┌──

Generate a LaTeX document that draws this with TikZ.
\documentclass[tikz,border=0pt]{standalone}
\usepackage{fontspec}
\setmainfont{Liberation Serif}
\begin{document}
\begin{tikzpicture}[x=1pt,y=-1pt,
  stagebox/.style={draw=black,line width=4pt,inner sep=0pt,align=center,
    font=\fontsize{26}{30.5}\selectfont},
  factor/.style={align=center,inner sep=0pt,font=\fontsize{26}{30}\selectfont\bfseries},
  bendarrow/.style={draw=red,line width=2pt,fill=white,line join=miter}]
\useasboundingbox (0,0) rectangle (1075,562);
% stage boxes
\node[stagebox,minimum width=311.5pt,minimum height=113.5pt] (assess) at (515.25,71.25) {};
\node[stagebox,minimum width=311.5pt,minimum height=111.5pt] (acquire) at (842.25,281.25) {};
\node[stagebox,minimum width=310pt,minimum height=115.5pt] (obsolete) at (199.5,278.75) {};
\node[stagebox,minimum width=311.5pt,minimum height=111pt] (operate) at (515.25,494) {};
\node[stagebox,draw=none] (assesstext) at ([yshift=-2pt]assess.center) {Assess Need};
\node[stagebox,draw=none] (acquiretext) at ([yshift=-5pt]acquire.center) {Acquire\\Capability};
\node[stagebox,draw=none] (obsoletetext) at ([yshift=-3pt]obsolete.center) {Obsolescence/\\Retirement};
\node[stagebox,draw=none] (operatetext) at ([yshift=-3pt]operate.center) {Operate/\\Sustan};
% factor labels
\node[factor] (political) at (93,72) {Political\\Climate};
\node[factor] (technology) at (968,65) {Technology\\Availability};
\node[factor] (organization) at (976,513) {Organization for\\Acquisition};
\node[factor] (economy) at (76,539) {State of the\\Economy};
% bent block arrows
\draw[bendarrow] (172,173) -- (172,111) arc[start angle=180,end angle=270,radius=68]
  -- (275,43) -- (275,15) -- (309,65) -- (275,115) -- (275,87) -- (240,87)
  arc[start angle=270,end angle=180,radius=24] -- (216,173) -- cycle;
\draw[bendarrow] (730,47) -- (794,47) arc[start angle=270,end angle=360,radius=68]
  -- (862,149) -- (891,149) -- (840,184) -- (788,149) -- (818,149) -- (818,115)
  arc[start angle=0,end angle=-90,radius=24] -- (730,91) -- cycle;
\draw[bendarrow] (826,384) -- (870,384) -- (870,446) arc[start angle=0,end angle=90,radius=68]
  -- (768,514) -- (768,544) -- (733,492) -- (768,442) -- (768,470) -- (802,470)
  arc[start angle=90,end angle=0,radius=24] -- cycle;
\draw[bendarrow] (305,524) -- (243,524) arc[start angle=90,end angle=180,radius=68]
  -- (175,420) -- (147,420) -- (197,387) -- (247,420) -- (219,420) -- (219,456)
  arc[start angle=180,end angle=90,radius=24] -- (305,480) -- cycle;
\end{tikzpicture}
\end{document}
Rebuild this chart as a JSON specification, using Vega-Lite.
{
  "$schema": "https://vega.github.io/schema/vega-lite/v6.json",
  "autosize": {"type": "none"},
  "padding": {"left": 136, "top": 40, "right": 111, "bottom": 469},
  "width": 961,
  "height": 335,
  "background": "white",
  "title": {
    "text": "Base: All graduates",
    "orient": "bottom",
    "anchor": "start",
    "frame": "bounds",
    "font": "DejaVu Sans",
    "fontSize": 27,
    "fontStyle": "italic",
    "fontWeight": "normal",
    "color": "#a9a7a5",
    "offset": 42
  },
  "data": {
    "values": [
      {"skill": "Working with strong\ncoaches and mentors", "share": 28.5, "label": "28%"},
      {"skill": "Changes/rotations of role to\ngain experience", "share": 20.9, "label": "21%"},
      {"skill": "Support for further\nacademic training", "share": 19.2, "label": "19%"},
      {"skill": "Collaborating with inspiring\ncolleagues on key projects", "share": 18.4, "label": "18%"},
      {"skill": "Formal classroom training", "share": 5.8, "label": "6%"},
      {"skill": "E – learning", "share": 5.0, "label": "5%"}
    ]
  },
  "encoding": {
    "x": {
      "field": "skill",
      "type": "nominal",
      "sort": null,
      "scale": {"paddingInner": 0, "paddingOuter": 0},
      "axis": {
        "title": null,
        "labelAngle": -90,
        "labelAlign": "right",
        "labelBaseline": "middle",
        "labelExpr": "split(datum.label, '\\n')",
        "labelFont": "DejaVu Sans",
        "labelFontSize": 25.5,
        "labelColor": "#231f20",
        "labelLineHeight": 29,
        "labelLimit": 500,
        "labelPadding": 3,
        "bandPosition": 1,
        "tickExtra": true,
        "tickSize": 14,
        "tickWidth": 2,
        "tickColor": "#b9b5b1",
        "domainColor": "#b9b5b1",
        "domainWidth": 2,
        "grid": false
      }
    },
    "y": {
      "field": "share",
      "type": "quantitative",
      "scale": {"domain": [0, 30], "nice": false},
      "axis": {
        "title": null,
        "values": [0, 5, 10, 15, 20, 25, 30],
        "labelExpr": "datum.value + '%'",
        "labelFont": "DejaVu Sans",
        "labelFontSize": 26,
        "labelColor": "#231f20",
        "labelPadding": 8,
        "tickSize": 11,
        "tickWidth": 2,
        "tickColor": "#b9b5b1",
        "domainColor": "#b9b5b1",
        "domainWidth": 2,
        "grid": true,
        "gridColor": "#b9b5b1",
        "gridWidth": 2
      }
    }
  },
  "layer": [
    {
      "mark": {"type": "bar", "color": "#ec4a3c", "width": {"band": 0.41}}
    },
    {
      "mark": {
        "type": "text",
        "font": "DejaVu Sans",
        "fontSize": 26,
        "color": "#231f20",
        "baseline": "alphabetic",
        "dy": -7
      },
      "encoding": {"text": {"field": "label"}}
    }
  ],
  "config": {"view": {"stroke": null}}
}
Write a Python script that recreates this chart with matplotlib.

└──

■ **Task requirements**
Write out all the records above again, exactly as they stand.

■ **Output below**
Generate a LaTeX document that draws this with TikZ.
\documentclass[tikz,border=0pt]{standalone}
\usepackage{fontspec}
\setmainfont{Liberation Serif}
\begin{document}
\begin{tikzpicture}[x=1pt,y=-1pt,
  stagebox/.style={draw=black,line width=4pt,inner sep=0pt,align=center,
    font=\fontsize{26}{30.5}\selectfont},
  factor/.style={align=center,inner sep=0pt,font=\fontsize{26}{30}\selectfont\bfseries},
  bendarrow/.style={draw=red,line width=2pt,fill=white,line join=miter}]
\useasboundingbox (0,0) rectangle (1075,562);
% stage boxes
\node[stagebox,minimum width=311.5pt,minimum height=113.5pt] (assess) at (515.25,71.25) {};
\node[stagebox,minimum width=311.5pt,minimum height=111.5pt] (acquire) at (842.25,281.25) {};
\node[stagebox,minimum width=310pt,minimum height=115.5pt] (obsolete) at (199.5,278.75) {};
\node[stagebox,minimum width=311.5pt,minimum height=111pt] (operate) at (515.25,494) {};
\node[stagebox,draw=none] (assesstext) at ([yshift=-2pt]assess.center) {Assess Need};
\node[stagebox,draw=none] (acquiretext) at ([yshift=-5pt]acquire.center) {Acquire\\Capability};
\node[stagebox,draw=none] (obsoletetext) at ([yshift=-3pt]obsolete.center) {Obsolescence/\\Retirement};
\node[stagebox,draw=none] (operatetext) at ([yshift=-3pt]operate.center) {Operate/\\Sustan};
% factor labels
\node[factor] (political) at (93,72) {Political\\Climate};
\node[factor] (technology) at (968,65) {Technology\\Availability};
\node[factor] (organization) at (976,513) {Organization for\\Acquisition};
\node[factor] (economy) at (76,539) {State of the\\Economy};
% bent block arrows
\draw[bendarrow] (172,173) -- (172,111) arc[start angle=180,end angle=270,radius=68]
  -- (275,43) -- (275,15) -- (309,65) -- (275,115) -- (275,87) -- (240,87)
  arc[start angle=270,end angle=180,radius=24] -- (216,173) -- cycle;
\draw[bendarrow] (730,47) -- (794,47) arc[start angle=270,end angle=360,radius=68]
  -- (862,149) -- (891,149) -- (840,184) -- (788,149) -- (818,149) -- (818,115)
  arc[start angle=0,end angle=-90,radius=24] -- (730,91) -- cycle;
\draw[bendarrow] (826,384) -- (870,384) -- (870,446) arc[start angle=0,end angle=90,radius=68]
  -- (768,514) -- (768,544) -- (733,492) -- (768,442) -- (768,470) -- (802,470)
  arc[start angle=90,end angle=0,radius=24] -- cycle;
\draw[bendarrow] (305,524) -- (243,524) arc[start angle=90,end angle=180,radius=68]
  -- (175,420) -- (147,420) -- (197,387) -- (247,420) -- (219,420) -- (219,456)
  arc[start angle=180,end angle=90,radius=24] -- (305,480) -- cycle;
\end{tikzpicture}
\end{document}
Rebuild this chart as a JSON specification, using Vega-Lite.
{
  "$schema": "https://vega.github.io/schema/vega-lite/v6.json",
  "autosize": {"type": "none"},
  "padding": {"left": 136, "top": 40, "right": 111, "bottom": 469},
  "width": 961,
  "height": 335,
  "background": "white",
  "title": {
    "text": "Base: All graduates",
    "orient": "bottom",
    "anchor": "start",
    "frame": "bounds",
    "font": "DejaVu Sans",
    "fontSize": 27,
    "fontStyle": "italic",
    "fontWeight": "normal",
    "color": "#a9a7a5",
    "offset": 42
  },
  "data": {
    "values": [
      {"skill": "Working with strong\ncoaches and mentors", "share": 28.5, "label": "28%"},
      {"skill": "Changes/rotations of role to\ngain experience", "share": 20.9, "label": "21%"},
      {"skill": "Support for further\nacademic training", "share": 19.2, "label": "19%"},
      {"skill": "Collaborating with inspiring\ncolleagues on key projects", "share": 18.4, "label": "18%"},
      {"skill": "Formal classroom training", "share": 5.8, "label": "6%"},
      {"skill": "E – learning", "share": 5.0, "label": "5%"}
    ]
  },
  "encoding": {
    "x": {
      "field": "skill",
      "type": "nominal",
      "sort": null,
      "scale": {"paddingInner": 0, "paddingOuter": 0},
      "axis": {
        "title": null,
        "labelAngle": -90,
        "labelAlign": "right",
        "labelBaseline": "middle",
        "labelExpr": "split(datum.label, '\\n')",
        "labelFont": "DejaVu Sans",
        "labelFontSize": 25.5,
        "labelColor": "#231f20",
        "labelLineHeight": 29,
        "labelLimit": 500,
        "labelPadding": 3,
        "bandPosition": 1,
        "tickExtra": true,
        "tickSize": 14,
        "tickWidth": 2,
        "tickColor": "#b9b5b1",
        "domainColor": "#b9b5b1",
        "domainWidth": 2,
        "grid": false
      }
    },
    "y": {
      "field": "share",
      "type": "quantitative",
      "scale": {"domain": [0, 30], "nice": false},
      "axis": {
        "title": null,
        "values": [0, 5, 10, 15, 20, 25, 30],
        "labelExpr": "datum.value + '%'",
        "labelFont": "DejaVu Sans",
        "labelFontSize": 26,
        "labelColor": "#231f20",
        "labelPadding": 8,
        "tickSize": 11,
        "tickWidth": 2,
        "tickColor": "#b9b5b1",
        "domainColor": "#b9b5b1",
        "domainWidth": 2,
        "grid": true,
        "gridColor": "#b9b5b1",
        "gridWidth": 2
      }
    }
  },
  "layer": [
    {
      "mark": {"type": "bar", "color": "#ec4a3c", "width": {"band": 0.41}}
    },
    {
      "mark": {
        "type": "text",
        "font": "DejaVu Sans",
        "fontSize": 26,
        "color": "#231f20",
        "baseline": "alphabetic",
        "dy": -7
      },
      "encoding": {"text": {"field": "label"}}
    }
  ],
  "config": {"view": {"stroke": null}}
}
Write a Python script that recreates this chart with matplotlib.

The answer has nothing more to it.